Dr. Silas Vilas-Boas gave what most people would say the most boring and difficult block of lectures on metabolism, lasting 5 lectures and a tutorial. This is (almost) like the BIOSCI 106 of microbiology, where you have to memorise cycles of microbial metabolism pathways and their confusing names. My advice would be to leave this section last and study everything else well, and for his section do past exam questions as he does repeat them like he did in 2014.

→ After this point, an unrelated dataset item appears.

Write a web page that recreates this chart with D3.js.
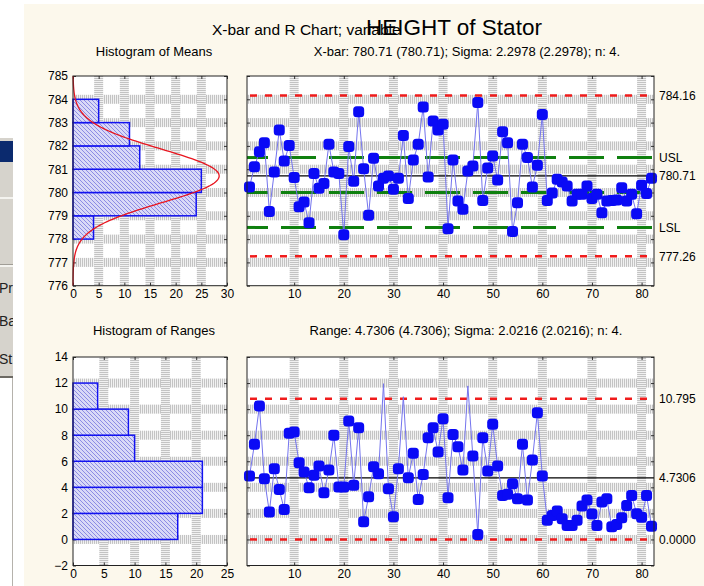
<!DOCTYPE html>
<html>
<head>
<meta charset="utf-8">
<script src="https://cdn.jsdelivr.net/npm/d3@7"></script>
<style>
    body { margin: 0; background: #fff; }
    svg { display: block; font-family: "Liberation Sans", Arial, sans-serif; }
</style>
</head>
<body>
<svg id="chart" width="704" height="586"></svg>
<script>
// sample means (n = 4), samples 1..82
var means = [
    780.24, 781.11, 781.75, 782.14, 779.18, 780.88, 782.68, 781.35, 782.02, 780.64,
    779.39, 779.59, 778.70, 780.82, 780.18, 780.39, 782.07, 780.88, 780.82, 778.19,
    781.97, 780.48, 783.47, 781.02, 779.02, 781.47, 780.28, 780.61, 780.71, 780.14,
    780.61, 782.45, 779.74, 781.39, 782.07, 783.67, 780.67, 783.07, 782.68, 782.93,
    778.44, 781.39, 779.64, 779.28, 780.92, 781.14, 783.86, 779.66, 781.05, 781.57,
    780.54, 782.61, 782.14, 778.33, 779.56, 782.07, 781.50, 780.24, 781.17, 783.35,
    779.66, 779.98, 780.57, 780.45, 780.28, 779.64, 779.92, 779.92, 780.28, 779.74,
    779.92, 779.13, 779.64, 779.66, 779.68, 780.20, 779.64, 779.92, 779.09, 780.31,
    779.96, 780.61
];

// sample ranges
var ranges = [
    4.86, 7.30, 10.24, 4.66, 2.10, 5.43, 3.84, 2.30, 8.14, 8.24,
    5.89, 5.17, 3.97, 4.92, 5.63, 3.58, 5.32, 7.99, 4.02, 4.02,
    9.09, 4.15, 8.58, 1.36, 3.28, 5.58, 5.04, 11.95, 3.89, 1.74,
    5.43, 10.95, 4.74, 6.61, 3.07, 4.99, 7.81, 8.58, 6.71, 9.27,
    3.20, 8.06, 7.12, 5.32, 11.78, 6.40, 0.38, 7.81, 5.25, 8.83,
    5.63, 3.38, 3.46, 4.27, 3.12, 7.30, 3.02, 6.09, 9.73, 4.86,
    1.48, 1.84, 2.18, 1.59, 1.07, 1.07, 1.48, 2.56, 3.02, 1.96,
    1.07, 2.87, 3.12, 0.97, 1.15, 1.66, 2.61, 3.38, 1.97, 1.71,
    3.38, 1.02
];

// histogram bins (lower edge) and counts
var meanBinStart = [778, 779, 780, 781, 782, 783];
var meanBinCount = [4, 24, 25, 13, 11, 5];
var rangeBinStart = [0, 2, 4, 6, 8, 10];
var rangeBinCount = [17, 21, 21, 10, 9, 4];

// control limits & specs
var xbarLimits = [784.16, 780.71, 777.26];
var specLimits = [781.5, 780.0, 778.5];
var xbarLabelVals = [784.16, 781.5, 780.71, 778.5, 777.26];
var xbarLabels = ['784.16', 'USL', '780.71', 'LSL', '777.26'];
var rLimits = [10.795, 4.7306, 0.0];
var rLabels = ['10.795', '4.7306', '0.0000'];
var xbarSigma = 2.2978;
var sampleSize = 4;

// tick values
var meanTicks = [776, 777, 778, 779, 780, 781, 782, 783, 784, 785];
var rangeTicks = [-2, 0, 2, 4, 6, 8, 10, 12, 14];
var histMeanXTicks = [0, 5, 10, 15, 20, 25, 30];
var histRangeXTicks = [0, 5, 10, 15, 20, 25];
var sampleTicks = [10, 20, 30, 40, 50, 60, 70, 80];

var svg = d3.select('#chart');
var defs = svg.append('defs');

// grid band patterns
var hp = defs.append('pattern').attr('id', 'hband').attr('patternUnits', 'userSpaceOnUse')
    .attr('width', 2).attr('height', 2);
hp.append('rect').attr('width', 2).attr('height', 2).attr('fill', '#f1f1f1');
hp.append('rect').attr('width', 1).attr('height', 2).attr('fill', '#c3c3c3');

var vp = defs.append('pattern').attr('id', 'vband').attr('patternUnits', 'userSpaceOnUse')
    .attr('width', 2).attr('height', 2);
vp.append('rect').attr('width', 2).attr('height', 2).attr('fill', '#f1f1f1');
vp.append('rect').attr('width', 2).attr('height', 1).attr('fill', '#c3c3c3');

var hatch = defs.append('pattern').attr('id', 'hatch').attr('patternUnits', 'userSpaceOnUse')
    .attr('width', 4).attr('height', 4);
hatch.append('rect').attr('width', 4).attr('height', 4).attr('fill', '#d9d9f7');
hatch.append('path').attr('d', 'M0,0L4,4M-1,3L1,5M3,-1L5,1')
    .attr('stroke', '#8383e2').attr('stroke-width', 0.9);

defs.append('clipPath').attr('id', 'leftclip')
    .append('rect').attr('x', 0).attr('y', 0).attr('width', 13).attr('height', 586);

// window leftovers on the left edge
var side = svg.append('g').attr('clip-path', 'url(#leftclip)');
side.append('rect').attr('x', 0).attr('y', 138).attr('width', 13).attr('height', 240).attr('fill', '#d6d3cc');
side.append('rect').attr('x', 0).attr('y', 141).attr('width', 13).attr('height', 21).attr('fill', '#0b2a6e');
side.append('rect').attr('x', 0).attr('y', 197).attr('width', 13).attr('height', 2).attr('fill', '#f4f3ef');
side.append('rect').attr('x', 0).attr('y', 264).attr('width', 13).attr('height', 1).attr('fill', '#a09d96');
side.append('rect').attr('x', 0).attr('y', 265).attr('width', 13).attr('height', 2).attr('fill', '#f4f3ef');
side.append('rect').attr('x', 0).attr('y', 376).attr('width', 13).attr('height', 2).attr('fill', '#6d6a64');
side.selectAll('text.side').data([['Pri', 293], ['Ba', 326], ['St', 364]]).enter()
    .append('text').attr('x', -1).attr('y', function (d) { return d[1]; })
    .attr('font-size', 14).attr('fill', '#222').text(function (d) { return d[0]; });
svg.append('line').attr('x1', 12.5).attr('x2', 12.5).attr('y1', 378).attr('y2', 586)
    .attr('stroke', '#b5b2ac');

// cream background
svg.append('rect').attr('x', 24).attr('y', 4).attr('width', 680).attr('height', 582).attr('fill', '#fcf8ec');

// title (the two parts overlap in the original)
svg.append('text').attr('x', 212).attr('y', 35).attr('font-size', 15.5)
    .text('X-bar and R Chart; variable');
svg.append('text').attr('x', 366).attr('y', 35).attr('font-size', 22.5)
    .text('HEIGHT of Stator');

function subTitle(x, y, t) {
    svg.append('text').attr('x', x).attr('y', y).attr('text-anchor', 'middle')
        .attr('font-size', 13).text(t);
}
subTitle(154, 56, 'Histogram of Means');
subTitle(467, 56, 'X-bar: 780.71 (780.71); Sigma: 2.2978 (2.2978); n: 4.');
subTitle(154, 335, 'Histogram of Ranges');
subTitle(466, 335, 'Range: 4.7306 (4.7306); Sigma: 2.0216 (2.0216); n: 4.');

// draws white plot area, striped grid bands and inward ticks
function panel(x, y, xTicks, yTicks, opts) {
    var g = svg.append('g');
    var x0 = x.range()[0], x1 = x.range()[1];
    var y0 = y.range()[1], y1 = y.range()[0];
    g.append('rect').attr('x', x0).attr('y', y0).attr('width', x1 - x0).attr('height', y1 - y0)
        .attr('fill', '#fff');

    var inY = yTicks.filter(function (d) { return y(d) > y0 + 2 && y(d) < y1 - 2; });
    var inX = xTicks.filter(function (d) { return x(d) > x0 + 2 && x(d) < x1 - 2; });

    g.selectAll('rect.hb').data(inY).enter().append('rect')
        .attr('x', x0).attr('y', function (d) { return y(d) - 4.5; })
        .attr('width', x1 - x0).attr('height', 9).attr('fill', 'url(#hband)');
    g.selectAll('rect.vb').data(inX).enter().append('rect')
        .attr('x', function (d) { return x(d) - 4.5; }).attr('y', y0)
        .attr('width', 9).attr('height', y1 - y0).attr('fill', 'url(#vband)');

    var axB = d3.axisBottom(x).tickValues(xTicks).tickSize(-3).tickSizeOuter(0).tickPadding(4);
    if (!opts.xLabels) axB.tickFormat('');
    var axT = d3.axisTop(x).tickValues(xTicks).tickSize(-3).tickSizeOuter(0).tickFormat('');
    var axL = d3.axisLeft(y).tickValues(yTicks).tickSize(-3).tickSizeOuter(0).tickPadding(5);
    if (!opts.yLabels) axL.tickFormat('');
    var axR = d3.axisRight(y).tickValues(yTicks).tickSize(-3).tickSizeOuter(0).tickFormat('');

    var axes = [
        [axB, 'translate(0,' + y1 + ')'],
        [axT, 'translate(0,' + y0 + ')'],
        [axL, 'translate(' + x0 + ',0)'],
        [axR, 'translate(' + x1 + ',0)']
    ];
    axes.forEach(function (a) {
        var ag = svg.append('g').attr('class', 'axis').attr('transform', a[1]).call(a[0]);
        ag.select('.domain').remove();
        ag.selectAll('line').attr('stroke', '#333');
        ag.selectAll('text').attr('font-size', 12).attr('fill', '#000')
            .attr('font-family', '"Liberation Sans", Arial, sans-serif');
    });
    return g;
}

function border(x, y) {
    svg.append('rect')
        .attr('x', x.range()[0]).attr('y', y.range()[1])
        .attr('width', x.range()[1] - x.range()[0]).attr('height', y.range()[0] - y.range()[1])
        .attr('fill', 'none').attr('stroke', '#222').attr('stroke-width', 1);
}

// ---------- scales ----------
var yMean = d3.scaleLinear().domain([776, 785]).range([285.7, 76]);
var yRange = d3.scaleLinear().domain([-2, 14]).range([565.5, 357]);
var xHistMean = d3.scaleLinear().domain([0, 30]).range([73, 227]);
var xHistRange = d3.scaleLinear().domain([0, 25]).range([73, 227]);
var xSample = d3.scaleLinear().domain([0.5, 82.5]).range([247, 654]);

// ---------- histogram of means ----------
panel(xHistMean, yMean, histMeanXTicks, meanTicks, { xLabels: true, yLabels: true });
svg.append('g').selectAll('rect').data(meanBinStart).enter().append('rect')
    .attr('x', xHistMean(0))
    .attr('y', function (d) { return yMean(d + 1); })
    .attr('width', function (d, i) { return xHistMean(meanBinCount[i]) - xHistMean(0); })
    .attr('height', function (d) { return yMean(d) - yMean(d + 1); })
    .attr('fill', 'url(#hatch)').attr('stroke', '#1212f0').attr('stroke-width', 1.5);

var sdMean = xbarSigma / Math.sqrt(sampleSize);
var total = d3.sum(meanBinCount);
var curveY = d3.range(776, 785.001, 0.05);
svg.append('path')
    .datum(curveY)
    .attr('fill', 'none').attr('stroke', '#e8141e').attr('stroke-width', 1.3)
    .attr('d', d3.line()
        .x(function (v) {
            var z = (v - xbarLimits[1]) / sdMean;
            return xHistMean(total * Math.exp(-0.5 * z * z) / (sdMean * Math.sqrt(2 * Math.PI)));
        })
        .y(function (v) { return yMean(v); }));
border(xHistMean, yMean);

// ---------- X-bar chart ----------
panel(xSample, yMean, sampleTicks, meanTicks, { xLabels: true, yLabels: false });
var xg = svg.append('g');
xg.selectAll('line.lim').data([xbarLimits[0], xbarLimits[2]]).enter().append('line')
    .attr('x1', xSample.range()[0]).attr('x2', xSample.range()[1])
    .attr('y1', yMean).attr('y2', yMean)
    .attr('stroke', '#f01c1c').attr('stroke-width', 2.5)
    .attr('stroke-dasharray', '7,8').attr('stroke-dashoffset', 12);
xg.selectAll('line.spec').data(specLimits).enter().append('line')
    .attr('x1', xSample.range()[0]).attr('x2', xSample.range()[1])
    .attr('y1', yMean).attr('y2', yMean)
    .attr('stroke', '#0f800f').attr('stroke-width', 3)
    .attr('stroke-dasharray', '35,13').attr('stroke-dashoffset', 14);
xg.append('line')
    .attr('x1', xSample.range()[0]).attr('x2', xSample.range()[1])
    .attr('y1', yMean(xbarLimits[1])).attr('y2', yMean(xbarLimits[1]))
    .attr('stroke', '#000').attr('stroke-width', 1.2);
border(xSample, yMean);

xg.append('path').datum(means)
    .attr('fill', 'none').attr('stroke', '#7474ee').attr('stroke-width', 1)
    .attr('d', d3.line()
        .x(function (d, i) { return xSample(i + 1); })
        .y(function (d) { return yMean(d); }));
xg.selectAll('rect.pt').data(means).enter().append('rect')
    .attr('x', function (d, i) { return xSample(i + 1) - 5.5; })
    .attr('y', function (d) { return yMean(d) - 5.5; })
    .attr('width', 11).attr('height', 11).attr('rx', 3.5)
    .attr('fill', '#0a0af5');

svg.append('g').selectAll('text').data(xbarLabels).enter().append('text')
    .attr('x', 659).attr('y', function (d, i) { return yMean(xbarLabelVals[i]); })
    .attr('dy', '0.35em').attr('font-size', 12).text(function (d) { return d; });

// ---------- histogram of ranges ----------
panel(xHistRange, yRange, histRangeXTicks, rangeTicks, { xLabels: true, yLabels: true });
svg.append('g').selectAll('rect').data(rangeBinStart).enter().append('rect')
    .attr('x', xHistRange(0))
    .attr('y', function (d) { return yRange(d + 2); })
    .attr('width', function (d, i) { return xHistRange(rangeBinCount[i]) - xHistRange(0); })
    .attr('height', function (d) { return yRange(d) - yRange(d + 2); })
    .attr('fill', 'url(#hatch)').attr('stroke', '#1212f0').attr('stroke-width', 1.5);
border(xHistRange, yRange);

// ---------- R chart ----------
panel(xSample, yRange, sampleTicks, rangeTicks, { xLabels: true, yLabels: false });
var rg = svg.append('g');
rg.selectAll('line.lim').data([rLimits[0], rLimits[2]]).enter().append('line')
    .attr('x1', xSample.range()[0]).attr('x2', xSample.range()[1])
    .attr('y1', yRange).attr('y2', yRange)
    .attr('stroke', '#f01c1c').attr('stroke-width', 2.5)
    .attr('stroke-dasharray', '7,8').attr('stroke-dashoffset', 12);
rg.append('line')
    .attr('x1', xSample.range()[0]).attr('x2', xSample.range()[1])
    .attr('y1', yRange(rLimits[1])).attr('y2', yRange(rLimits[1]))
    .attr('stroke', '#000').attr('stroke-width', 1.2);
border(xSample, yRange);

rg.append('path').datum(ranges)
    .attr('fill', 'none').attr('stroke', '#7474ee').attr('stroke-width', 1)
    .attr('d', d3.line()
        .x(function (d, i) { return xSample(i + 1); })
        .y(function (d) { return yRange(d); }));

// points above the UCL have no marker in the original
var rPoints = ranges.map(function (v, i) { return { n: i + 1, v: v }; })
    .filter(function (p) { return p.v <= rLimits[0]; });
rg.selectAll('rect.pt').data(rPoints).enter().append('rect')
    .attr('x', function (p) { return xSample(p.n) - 5.5; })
    .attr('y', function (p) { return yRange(p.v) - 5.5; })
    .attr('width', 11).attr('height', 11).attr('rx', 3.5)
    .attr('fill', '#0a0af5');

svg.append('g').selectAll('text').data(rLabels).enter().append('text')
    .attr('x', 659).attr('y', function (d, i) { return yRange(rLimits[i]); })
    .attr('dy', '0.35em').attr('font-size', 12).text(function (d) { return d; });
</script>
</body>
</html>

Environmental Microbiology

Dr. Mike Taylor will lecture you on microbiology in the environment, and you will learn about the biotechnological potential of microbiology and applying ecological concepts to microbiology. This is where the course gets arguably more interesting as in contrast to the first half you now get to learn about applied microbiology in the real world. His content was rather interesting and quite easy, not very content heavy. He is also a very approachable and friendly person which helps immensely. Dr. Matt Goddard also had one lecture on biogeography and while he is quite enthusiastic and cheerful the content again bored me.


Biomedical Microbiology

Dr. Augusto Barbosa’s lecture on biomedical microbiology was by far my favourite part of the course - you’ll learn about microbial and host interactions, the recognition and invasion of hosts, how microbial pathogens disseminate, as well as infection and diseases by viruses, bacteria, and protozoan parasites. If you’re like me studying this section shouldn’t be a problem because it is so interesting, and again Dr. Barbosa is a very friendly and approachable person so please don’t hesitate to ask him for help.


Plant Pathology

Dr. Mike Pearson’s lectures on plant microbiology focused on nutrient cycling, plant productivity, plant pathogens, microbes as biological control agents and microbial conversion of essential nutrients and plant-microbial symbiosis. Rote-learning of flowcharts is required but is not overly difficult and content heavy, but again as someone with no interest in plants it could get boring. There was also one guest lecture given by Dr. Damien Fleetwood which was on plant symbiosis in agriculture that ties nicely with Dr. Pearson’s content.


Food Microbiology

The final block is food microbiology by Prof. Gillian Lewis. Again as a biomed major I found them quite boring, but if you’re a Food Science/Nutrition student your opinion will likely differ. She is a very passionate and enthusiastic lecturer, and the information she teaches are quite applicable to our own lives so integration of content taught can help make this section more interesting.